GROWING INTEREST: In New York, Derrick Ek noted there “have been ongoing discussions between local officials and LPGA executives in recent months about a possible return of the Corning Classic, and both sides say they’re optimistic it will happen -- although not in 2012.” Former Classic President Jack Benjamin said that the economy “hasn’t quite recovered enough yet to line up adequate sponsorship.” But he added that there “have been talks with former Classic title sponsor Corning Inc., as well as other potential sponsors.” LPGA Chief Communications Officer David Higdon said Commissioner Michael Whan and current tour management are “extremely interested” in returning to the area (CORNING LEADER, 5/22).
WINTER CLASSIC AT WEST POINT? In New Jersey, Tom Gulitti wrote Army’s Michie Stadium should be a site for the NHL’s Winter Classic. The facility is “located an hour-plus drive north from Manhattan at West Point, N.Y.,” and would “provide plenty of history and scenery plus an opportunity to honor those who serve in our military.” With Yankee Stadium “unavailable at least until 2014 because of the Pinstripe Bowl, Michie would give the NHL a controversy-free way to get New York as the home market and keep the Bronx alive as a potential future Winter Classic site” (Bergen RECORD, 5/21).

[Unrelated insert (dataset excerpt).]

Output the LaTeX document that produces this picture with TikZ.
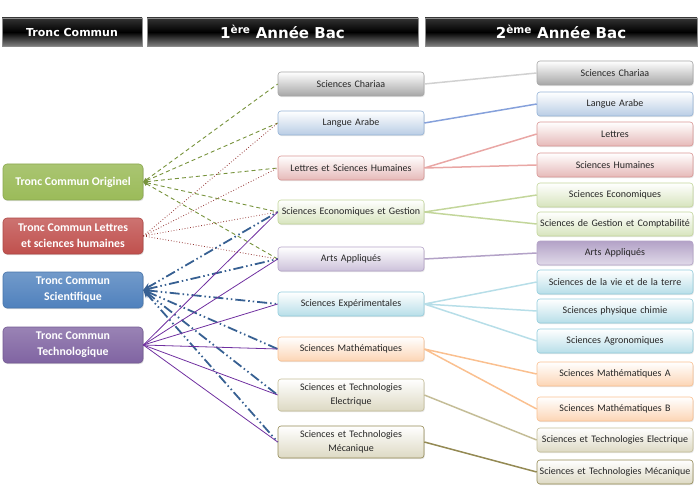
\documentclass[tikz,border=0pt]{standalone}
\usepackage{fontspec}
\setmainfont{Carlito}
\newfontfamily\headfont{DejaVu Sans}
\usetikzlibrary{arrows.meta,shadows}

\definecolor{tcgreen}{HTML}{9BBB59}
\definecolor{tcred}{HTML}{C0504D}
\definecolor{tcblue}{HTML}{4F81BD}
\definecolor{tcpurple}{HTML}{8064A2}
\definecolor{olgreen}{HTML}{77933C}
\definecolor{dkred}{HTML}{953735}
\definecolor{stblue}{HTML}{376092}
\definecolor{vpurple}{HTML}{7030A0}
\definecolor{chaC}{HTML}{A6A6A6}
\definecolor{lanC}{HTML}{B9CDE5}
\definecolor{lanD}{HTML}{95B3D7}
\definecolor{letC}{HTML}{E6B9B8}
\definecolor{letD}{HTML}{D99694}
\definecolor{ecoC}{HTML}{D7E4BD}
\definecolor{ecoD}{HTML}{C3D69B}
\definecolor{artC}{HTML}{CCC1DA}
\definecolor{artD}{HTML}{B3A2C7}
\definecolor{expC}{HTML}{B7DEE8}
\definecolor{expD}{HTML}{93CDDD}
\definecolor{matC}{HTML}{FCD5B5}
\definecolor{matD}{HTML}{FAC090}
\definecolor{tecC}{HTML}{DDD9C3}
\definecolor{tecD}{HTML}{C4BD97}
\definecolor{mecD}{HTML}{948A54}

\tikzstyle{headbox}=[draw=black!45,line width=0.8pt,inner sep=0pt,
                     minimum height=28pt,top color=black!80,
                     bottom color=black!50,middle color=black,
                     text=white,font=\headfont\bfseries\fontsize{15}{17}\selectfont,
                     drop shadow={opacity=0.3,shadow xshift=1pt,shadow yshift=-1pt}]
\tikzstyle{tcbox}=[rounded corners=4pt,line width=0.6pt,inner sep=2pt,
                   minimum width=140pt,minimum height=36pt,align=center,
                   text=white,font=\bfseries\fontsize{11.8}{16}\selectfont,
                   drop shadow={opacity=0.25,shadow xshift=0.8pt,shadow yshift=-1.2pt}]
\tikzstyle{lvlbox}=[rounded corners=3pt,line width=0.6pt,inner sep=1pt,
                    minimum height=24pt,align=center,text=black!85,
                    top color=white,font=\fontsize{10}{14}\selectfont,
                    drop shadow={opacity=0.2,shadow xshift=0.8pt,shadow yshift=-1.2pt}]
\tikzstyle{midbox}=[lvlbox,minimum width=146pt,text width=142pt]
\tikzstyle{finbox}=[lvlbox,minimum width=156pt,text width=154pt]
\tikzstyle{cha}=[draw=chaC,bottom color=chaC]
\tikzstyle{lan}=[draw=lanD,bottom color=lanC]
\tikzstyle{let}=[draw=letD,bottom color=letC]
\tikzstyle{eco}=[draw=ecoD,bottom color=ecoC]
\tikzstyle{art}=[draw=artD,bottom color=artC]
\tikzstyle{exp}=[draw=expD,bottom color=expC]
\tikzstyle{mat}=[draw=matD,bottom color=matC]
\tikzstyle{tec}=[draw=tecD,bottom color=tecC]
\tikzstyle{origline}=[olgreen,line width=0.9pt,dash pattern=on 4pt off 3pt,
                      arrows={Triangle[length=4pt,width=4pt]-}]
\tikzstyle{lettline}=[dkred,line width=0.8pt,dotted]
\tikzstyle{sciline}=[stblue,line width=1.8pt,
                     dash pattern=on 10pt off 3pt on 1.5pt off 3pt on 1.5pt off 3pt,
                     arrows={Stealth[length=8pt,width=7pt,inset=3pt]-}]
\tikzstyle{techline}=[vpurple,line width=0.8pt]
\tikzstyle{nextline}=[line width=1.5pt]

\begin{document}
\begin{tikzpicture}[x=1pt,y=-1pt]
  \useasboundingbox (0,0) rectangle (700,486);
  % headers
  \node (hTC) at (72,32) [headbox,minimum width=140pt,
    font=\headfont\bfseries\fontsize{11}{13}\selectfont] {Tronc Commun};
  \node (h1) at (282.5,32) [headbox,minimum width=271pt] {1\textsuperscript{ère} Année Bac};
  \node (h2) at (561,32) [headbox,minimum width=272pt] {2\textsuperscript{ème} Année Bac};
  % tronc commun
  \node (tcO) at (73,182) [tcbox,draw=tcgreen!90!black,top color=tcgreen!85!white,
    bottom color=tcgreen] {Tronc Commun Originel};
  \node (tcL) at (73,236) [tcbox,draw=tcred!90!black,top color=tcred!80!white,
    bottom color=tcred] {Tronc Commun Lettres\\et sciences humaines};
  \node (tcS) at (73,290) [tcbox,draw=tcblue!90!black,top color=tcblue!80!white,
    bottom color=tcblue] {Tronc Commun\\Scientifique};
  \node (tcT) at (73,345) [tcbox,draw=tcpurple!90!black,top color=tcpurple!80!white,
    bottom color=tcpurple] {Tronc Commun\\Technologique};
  % 1ere annee
  \node (bCha) at (351,84)  [midbox,cha] {Sciences Chariaa};
  \node (bLan) at (351,123) [midbox,lan] {Langue Arabe};
  \node (bLet) at (351,168) [midbox,let] {Lettres et Sciences Humaines};
  \node (bEco) at (351,212) [midbox,eco] {Sciences Economiques et Gestion};
  \node (bArt) at (351,259) [midbox,art] {Arts Appliqués};
  \node (bExp) at (351,304) [midbox,exp] {Sciences Expérimentales};
  \node (bMat) at (351,349) [midbox,mat] {Sciences Mathématiques};
  \node (bEle) at (351,395) [midbox,tec,minimum height=32pt] {Sciences et Technologies\\Electrique};
  \node (bMec) at (351,442) [midbox,tec,minimum height=32pt,draw=mecD] {Sciences et Technologies\\Mécanique};
  % 2eme annee
  \node (aCha) at (615,73)  [finbox,cha] {Sciences Chariaa};
  \node (aLan) at (615,104) [finbox,lan] {Langue Arabe};
  \node (aLet) at (615,134) [finbox,let] {Lettres};
  \node (aHum) at (615,165) [finbox,let] {Sciences Humaines};
  \node (aEco) at (615,195) [finbox,eco] {Sciences Economiques};
  \node (aGes) at (615,224) [finbox,eco] {Sciences de Gestion et Comptabilité};
  \node (aArt) at (615,253) [finbox,art,top color=artD,bottom color=artC!60] {Arts Appliqués};
  \node (aSvt) at (615,282) [finbox,exp] {Sciences de la vie et de la terre};
  \node (aPc)  at (615,311) [finbox,exp] {Sciences physique chimie};
  \node (aAgr) at (615,341) [finbox,exp] {Sciences Agronomiques};
  \node (aMaA) at (615,374) [finbox,mat] {Sciences Mathématiques A};
  \node (aMaB) at (615,409) [finbox,mat] {Sciences Mathématiques B};
  \node (aEle) at (615,440) [finbox,tec] {Sciences et Technologies Electrique};
  \node (aMec) at (615,472) [finbox,tec,draw=mecD] {Sciences et Technologies Mécanique};
  % tronc commun -> 1ere annee
  \foreach \m in {bCha,bLan,bLet,bEco,bArt}
    \draw[origline] (tcO.east) -- (\m.west);
  \foreach \m in {bLan,bLet,bEco,bArt}
    \draw[lettline] (tcL.east) -- (\m.west);
  \foreach \m in {bEco,bArt,bExp,bMat,bEle,bMec}
    \draw[sciline] (tcS.east) -- (\m.west);
  \foreach \m in {bEco,bArt,bExp,bMat,bEle,bMec}
    \draw[techline] (tcT.east) -- (\m.west);
  % 1ere annee -> 2eme annee
  \draw[nextline,black!18] (bCha.east) -- (aCha.west);
  \draw[nextline,lanD!90!blue] (bLan.east) -- (aLan.west);
  \draw[nextline,letC!90!red] (bLet.east) -- (aLet.west) (bLet.east) -- (aHum.west);
  \draw[nextline,ecoD] (bEco.east) -- (aEco.west) (bEco.east) -- (aGes.west);
  \draw[nextline,artD] (bArt.east) -- (aArt.west);
  \draw[nextline,expC] (bExp.east) -- (aSvt.west) (bExp.east) -- (aPc.west)
    (bExp.east) -- (aAgr.west);
  \draw[nextline,matD] (bMat.east) -- (aMaA.west) (bMat.east) -- (aMaB.west);
  \draw[nextline,tecD] (bEle.east) -- (aEle.west);
  \draw[nextline,mecD] (bMec.east) -- (aMec.west);
\end{tikzpicture}
\end{document}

FROM START TO FINISH: The BBC's Andrew Benson noted F1 Management Chair Bernie Ecclestone is “considering moving the inaugural Indian Grand Prix to the end of the season to make room for Bahrain,” which had its season-opening date in March cancelled due to political unrest in the island nation. One option is "to move India from its 30 October date to 4 December, a week after the current final race in Brazil, and put Bahrain on India's date.” Ecclestone said, "I'm not sure at the moment what I'm going to do. Everything's up in the air. I haven't decided. We'll see if we have to go to Bahrain" (BBC.co.uk, 5/20).